- [MATERIAL]
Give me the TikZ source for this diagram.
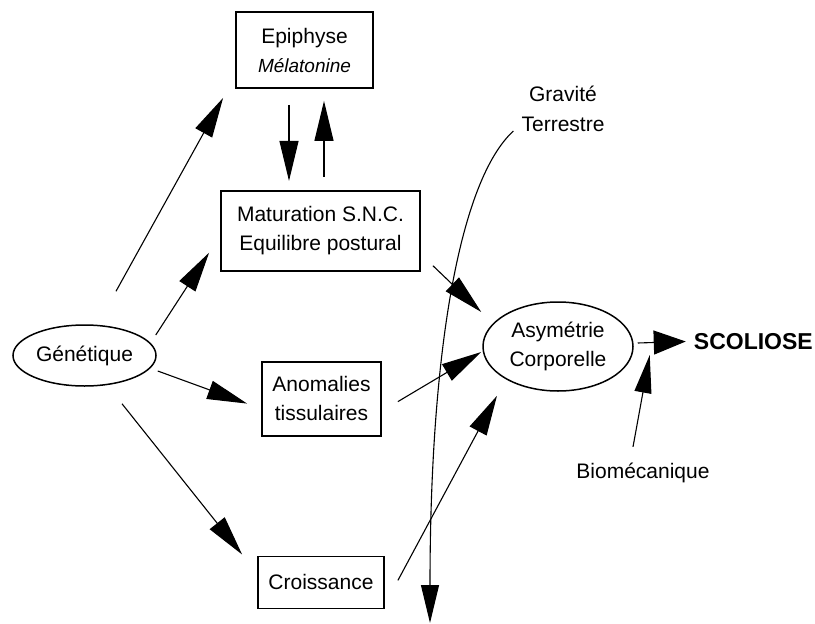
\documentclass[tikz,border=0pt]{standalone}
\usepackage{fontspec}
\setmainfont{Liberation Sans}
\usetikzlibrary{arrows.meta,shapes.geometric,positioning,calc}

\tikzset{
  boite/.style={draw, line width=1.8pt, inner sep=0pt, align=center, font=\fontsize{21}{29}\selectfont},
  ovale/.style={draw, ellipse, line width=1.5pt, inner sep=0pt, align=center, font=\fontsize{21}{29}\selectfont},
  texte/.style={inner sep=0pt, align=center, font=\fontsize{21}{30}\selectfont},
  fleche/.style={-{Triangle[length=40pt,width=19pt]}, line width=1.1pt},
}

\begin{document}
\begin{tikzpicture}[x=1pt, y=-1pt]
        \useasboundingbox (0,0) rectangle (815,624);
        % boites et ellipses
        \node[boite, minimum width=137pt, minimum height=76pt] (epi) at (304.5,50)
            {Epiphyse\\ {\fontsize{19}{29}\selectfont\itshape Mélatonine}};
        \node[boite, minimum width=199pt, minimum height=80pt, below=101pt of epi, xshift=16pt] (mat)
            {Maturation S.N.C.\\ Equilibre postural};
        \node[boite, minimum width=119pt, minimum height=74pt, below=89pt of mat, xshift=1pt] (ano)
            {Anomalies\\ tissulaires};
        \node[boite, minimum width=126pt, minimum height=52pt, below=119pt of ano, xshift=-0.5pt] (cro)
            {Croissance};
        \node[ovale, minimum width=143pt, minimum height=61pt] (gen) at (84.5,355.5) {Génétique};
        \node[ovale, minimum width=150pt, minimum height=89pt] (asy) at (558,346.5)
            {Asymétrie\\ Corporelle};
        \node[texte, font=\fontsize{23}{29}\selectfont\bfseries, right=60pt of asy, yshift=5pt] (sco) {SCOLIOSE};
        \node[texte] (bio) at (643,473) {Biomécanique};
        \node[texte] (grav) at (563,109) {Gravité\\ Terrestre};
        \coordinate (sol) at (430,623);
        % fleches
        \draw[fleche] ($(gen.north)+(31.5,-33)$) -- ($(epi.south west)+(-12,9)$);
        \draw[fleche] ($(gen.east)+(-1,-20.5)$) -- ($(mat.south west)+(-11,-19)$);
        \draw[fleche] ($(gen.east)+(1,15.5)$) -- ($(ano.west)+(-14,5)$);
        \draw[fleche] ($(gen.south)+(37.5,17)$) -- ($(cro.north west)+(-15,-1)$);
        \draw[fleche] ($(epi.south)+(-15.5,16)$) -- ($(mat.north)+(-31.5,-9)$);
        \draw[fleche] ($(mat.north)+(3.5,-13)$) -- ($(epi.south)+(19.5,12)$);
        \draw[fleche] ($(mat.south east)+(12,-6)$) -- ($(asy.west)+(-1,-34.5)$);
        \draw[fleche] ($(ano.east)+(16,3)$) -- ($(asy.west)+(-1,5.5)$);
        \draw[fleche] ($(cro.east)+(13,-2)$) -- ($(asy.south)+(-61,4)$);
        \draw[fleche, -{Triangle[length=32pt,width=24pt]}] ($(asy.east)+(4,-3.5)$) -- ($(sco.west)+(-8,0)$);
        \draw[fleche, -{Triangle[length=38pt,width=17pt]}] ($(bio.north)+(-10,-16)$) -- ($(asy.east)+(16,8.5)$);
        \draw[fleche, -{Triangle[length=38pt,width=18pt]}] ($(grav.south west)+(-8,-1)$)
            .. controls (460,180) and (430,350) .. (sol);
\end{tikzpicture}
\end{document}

- [WHAT THE TASK REQUIRES] The listing above must be printed again exactly, minus its pictures.

- [SOLVED EXERCISE]
Give me the TikZ source for this diagram.
\documentclass[tikz,border=0pt]{standalone}
\usepackage{fontspec}
\setmainfont{Liberation Sans}
\usetikzlibrary{arrows.meta,shapes.geometric,positioning,calc}

\tikzset{
  boite/.style={draw, line width=1.8pt, inner sep=0pt, align=center, font=\fontsize{21}{29}\selectfont},
  ovale/.style={draw, ellipse, line width=1.5pt, inner sep=0pt, align=center, font=\fontsize{21}{29}\selectfont},
  texte/.style={inner sep=0pt, align=center, font=\fontsize{21}{30}\selectfont},
  fleche/.style={-{Triangle[length=40pt,width=19pt]}, line width=1.1pt},
}

\begin{document}
\begin{tikzpicture}[x=1pt, y=-1pt]
        \useasboundingbox (0,0) rectangle (815,624);
        % boites et ellipses
        \node[boite, minimum width=137pt, minimum height=76pt] (epi) at (304.5,50)
            {Epiphyse\\ {\fontsize{19}{29}\selectfont\itshape Mélatonine}};
        \node[boite, minimum width=199pt, minimum height=80pt, below=101pt of epi, xshift=16pt] (mat)
            {Maturation S.N.C.\\ Equilibre postural};
        \node[boite, minimum width=119pt, minimum height=74pt, below=89pt of mat, xshift=1pt] (ano)
            {Anomalies\\ tissulaires};
        \node[boite, minimum width=126pt, minimum height=52pt, below=119pt of ano, xshift=-0.5pt] (cro)
            {Croissance};
        \node[ovale, minimum width=143pt, minimum height=61pt] (gen) at (84.5,355.5) {Génétique};
        \node[ovale, minimum width=150pt, minimum height=89pt] (asy) at (558,346.5)
            {Asymétrie\\ Corporelle};
        \node[texte, font=\fontsize{23}{29}\selectfont\bfseries, right=60pt of asy, yshift=5pt] (sco) {SCOLIOSE};
        \node[texte] (bio) at (643,473) {Biomécanique};
        \node[texte] (grav) at (563,109) {Gravité\\ Terrestre};
        \coordinate (sol) at (430,623);
        % fleches
        \draw[fleche] ($(gen.north)+(31.5,-33)$) -- ($(epi.south west)+(-12,9)$);
        \draw[fleche] ($(gen.east)+(-1,-20.5)$) -- ($(mat.south west)+(-11,-19)$);
        \draw[fleche] ($(gen.east)+(1,15.5)$) -- ($(ano.west)+(-14,5)$);
        \draw[fleche] ($(gen.south)+(37.5,17)$) -- ($(cro.north west)+(-15,-1)$);
        \draw[fleche] ($(epi.south)+(-15.5,16)$) -- ($(mat.north)+(-31.5,-9)$);
        \draw[fleche] ($(mat.north)+(3.5,-13)$) -- ($(epi.south)+(19.5,12)$);
        \draw[fleche] ($(mat.south east)+(12,-6)$) -- ($(asy.west)+(-1,-34.5)$);
        \draw[fleche] ($(ano.east)+(16,3)$) -- ($(asy.west)+(-1,5.5)$);
        \draw[fleche] ($(cro.east)+(13,-2)$) -- ($(asy.south)+(-61,4)$);
        \draw[fleche, -{Triangle[length=32pt,width=24pt]}] ($(asy.east)+(4,-3.5)$) -- ($(sco.west)+(-8,0)$);
        \draw[fleche, -{Triangle[length=38pt,width=17pt]}] ($(bio.north)+(-10,-16)$) -- ($(asy.east)+(16,8.5)$);
        \draw[fleche, -{Triangle[length=38pt,width=18pt]}] ($(grav.south west)+(-8,-1)$)
            .. controls (460,180) and (430,350) .. (sol);
\end{tikzpicture}
\end{document}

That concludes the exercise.